TASK TO COMPLETE -
Write out each line word for word. Drop pictures.
--
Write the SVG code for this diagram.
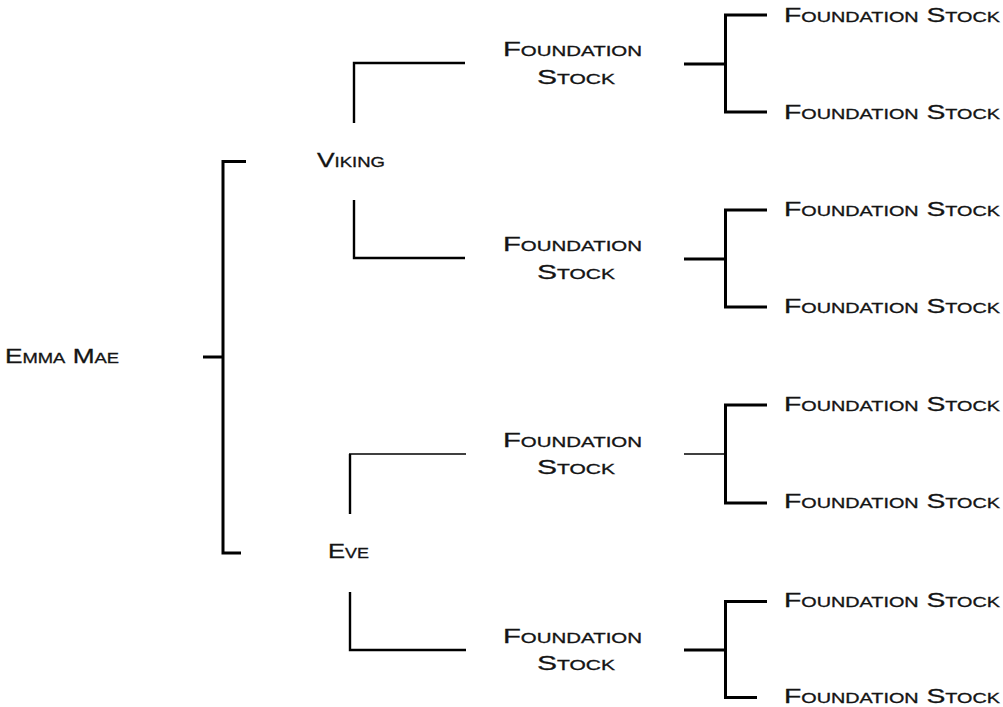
<svg xmlns="http://www.w3.org/2000/svg" width="1003" height="707" viewBox="0 0 1003 707">
<style>
  .t { font-family: "Liberation Sans", Arial, sans-serif; font-variant: small-caps; font-size: 20px; fill: #141414; stroke: #141414; stroke-width: 0.3; }
  .c { fill: none; stroke: #000; stroke-width: 3; stroke-linecap: butt; stroke-linejoin: miter; }
  .m { stroke-width: 2.4; }
  .thin { stroke-width: 1.4; }
</style>
<rect width="1003" height="707" fill="#fff"/>
<g id="connectors">
  <path class="c" d="M203,357 H223"/>
  <path class="c" d="M246,161.5 H223 V553 H241"/>
  <path class="c m" d="M354,123 V63 H465"/>
  <path class="c m" d="M354,200 V258 H465"/>
  <path class="c m" d="M350,514 V454"/>
  <path class="c thin" d="M349,454 H466"/>
  <path class="c m" d="M350,592 V650 H466"/>
  <path class="c" d="M684,64 H725.5"/>
  <path class="c" d="M767,15 H725.5 V112 H767"/>
  <path class="c" d="M684,259 H725.5"/>
  <path class="c" d="M767,210 H725.5 V307 H767"/>
  <path class="c thin" d="M684,454 H725.5"/>
  <path class="c" d="M767,405 H725.5 V503 H767"/>
  <path class="c" d="M684,650 H725.5"/>
  <path class="c" d="M767,601.5 H725.5 V697.5 H757"/>
</g>
<g id="emma"><text class="t" x="5" y="363" textLength="114" lengthAdjust="spacingAndGlyphs">Emma Mae</text></g>
<g id="viking"><text class="t" x="317" y="167" textLength="68" lengthAdjust="spacingAndGlyphs">Viking</text></g>
<g id="eve"><text class="t" x="328" y="558" textLength="41" lengthAdjust="spacingAndGlyphs">Eve</text></g>
<g id="fs1">
  <text class="t" x="503" y="56" textLength="139" lengthAdjust="spacingAndGlyphs">Foundation</text>
  <text class="t" x="537" y="84" textLength="78" lengthAdjust="spacingAndGlyphs">Stock</text>
</g>
<g id="fs2">
  <text class="t" x="503" y="251" textLength="139" lengthAdjust="spacingAndGlyphs">Foundation</text>
  <text class="t" x="537" y="279" textLength="78" lengthAdjust="spacingAndGlyphs">Stock</text>
</g>
<g id="fs3">
  <text class="t" x="503" y="447" textLength="139" lengthAdjust="spacingAndGlyphs">Foundation</text>
  <text class="t" x="537" y="474" textLength="78" lengthAdjust="spacingAndGlyphs">Stock</text>
</g>
<g id="fs4">
  <text class="t" x="503" y="643" textLength="139" lengthAdjust="spacingAndGlyphs">Foundation</text>
  <text class="t" x="537" y="670" textLength="78" lengthAdjust="spacingAndGlyphs">Stock</text>
</g>
<g id="leaf1"><text class="t" x="784" y="22" textLength="216" lengthAdjust="spacingAndGlyphs">Foundation Stock</text></g>
<g id="leaf2"><text class="t" x="784" y="119" textLength="216" lengthAdjust="spacingAndGlyphs">Foundation Stock</text></g>
<g id="leaf3"><text class="t" x="784" y="216" textLength="216" lengthAdjust="spacingAndGlyphs">Foundation Stock</text></g>
<g id="leaf4"><text class="t" x="784" y="313" textLength="216" lengthAdjust="spacingAndGlyphs">Foundation Stock</text></g>
<g id="leaf5"><text class="t" x="784" y="411" textLength="216" lengthAdjust="spacingAndGlyphs">Foundation Stock</text></g>
<g id="leaf6"><text class="t" x="784" y="508" textLength="216" lengthAdjust="spacingAndGlyphs">Foundation Stock</text></g>
<g id="leaf7"><text class="t" x="784" y="607" textLength="216" lengthAdjust="spacingAndGlyphs">Foundation Stock</text></g>
<g id="leaf8"><text class="t" x="784" y="703" textLength="216" lengthAdjust="spacingAndGlyphs">Foundation Stock</text></g>
</svg>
--
TASK RESULT -
Write the SVG code for this diagram.
<svg xmlns="http://www.w3.org/2000/svg" width="1003" height="707" viewBox="0 0 1003 707">
<style>
  .t { font-family: "Liberation Sans", Arial, sans-serif; font-variant: small-caps; font-size: 20px; fill: #141414; stroke: #141414; stroke-width: 0.3; }
  .c { fill: none; stroke: #000; stroke-width: 3; stroke-linecap: butt; stroke-linejoin: miter; }
  .m { stroke-width: 2.4; }
  .thin { stroke-width: 1.4; }
</style>
<rect width="1003" height="707" fill="#fff"/>
<g id="connectors">
  <path class="c" d="M203,357 H223"/>
  <path class="c" d="M246,161.5 H223 V553 H241"/>
  <path class="c m" d="M354,123 V63 H465"/>
  <path class="c m" d="M354,200 V258 H465"/>
  <path class="c m" d="M350,514 V454"/>
  <path class="c thin" d="M349,454 H466"/>
  <path class="c m" d="M350,592 V650 H466"/>
  <path class="c" d="M684,64 H725.5"/>
  <path class="c" d="M767,15 H725.5 V112 H767"/>
  <path class="c" d="M684,259 H725.5"/>
  <path class="c" d="M767,210 H725.5 V307 H767"/>
  <path class="c thin" d="M684,454 H725.5"/>
  <path class="c" d="M767,405 H725.5 V503 H767"/>
  <path class="c" d="M684,650 H725.5"/>
  <path class="c" d="M767,601.5 H725.5 V697.5 H757"/>
</g>
<g id="emma"><text class="t" x="5" y="363" textLength="114" lengthAdjust="spacingAndGlyphs">Emma Mae</text></g>
<g id="viking"><text class="t" x="317" y="167" textLength="68" lengthAdjust="spacingAndGlyphs">Viking</text></g>
<g id="eve"><text class="t" x="328" y="558" textLength="41" lengthAdjust="spacingAndGlyphs">Eve</text></g>
<g id="fs1">
  <text class="t" x="503" y="56" textLength="139" lengthAdjust="spacingAndGlyphs">Foundation</text>
  <text class="t" x="537" y="84" textLength="78" lengthAdjust="spacingAndGlyphs">Stock</text>
</g>
<g id="fs2">
  <text class="t" x="503" y="251" textLength="139" lengthAdjust="spacingAndGlyphs">Foundation</text>
  <text class="t" x="537" y="279" textLength="78" lengthAdjust="spacingAndGlyphs">Stock</text>
</g>
<g id="fs3">
  <text class="t" x="503" y="447" textLength="139" lengthAdjust="spacingAndGlyphs">Foundation</text>
  <text class="t" x="537" y="474" textLength="78" lengthAdjust="spacingAndGlyphs">Stock</text>
</g>
<g id="fs4">
  <text class="t" x="503" y="643" textLength="139" lengthAdjust="spacingAndGlyphs">Foundation</text>
  <text class="t" x="537" y="670" textLength="78" lengthAdjust="spacingAndGlyphs">Stock</text>
</g>
<g id="leaf1"><text class="t" x="784" y="22" textLength="216" lengthAdjust="spacingAndGlyphs">Foundation Stock</text></g>
<g id="leaf2"><text class="t" x="784" y="119" textLength="216" lengthAdjust="spacingAndGlyphs">Foundation Stock</text></g>
<g id="leaf3"><text class="t" x="784" y="216" textLength="216" lengthAdjust="spacingAndGlyphs">Foundation Stock</text></g>
<g id="leaf4"><text class="t" x="784" y="313" textLength="216" lengthAdjust="spacingAndGlyphs">Foundation Stock</text></g>
<g id="leaf5"><text class="t" x="784" y="411" textLength="216" lengthAdjust="spacingAndGlyphs">Foundation Stock</text></g>
<g id="leaf6"><text class="t" x="784" y="508" textLength="216" lengthAdjust="spacingAndGlyphs">Foundation Stock</text></g>
<g id="leaf7"><text class="t" x="784" y="607" textLength="216" lengthAdjust="spacingAndGlyphs">Foundation Stock</text></g>
<g id="leaf8"><text class="t" x="784" y="703" textLength="216" lengthAdjust="spacingAndGlyphs">Foundation Stock</text></g>
</svg>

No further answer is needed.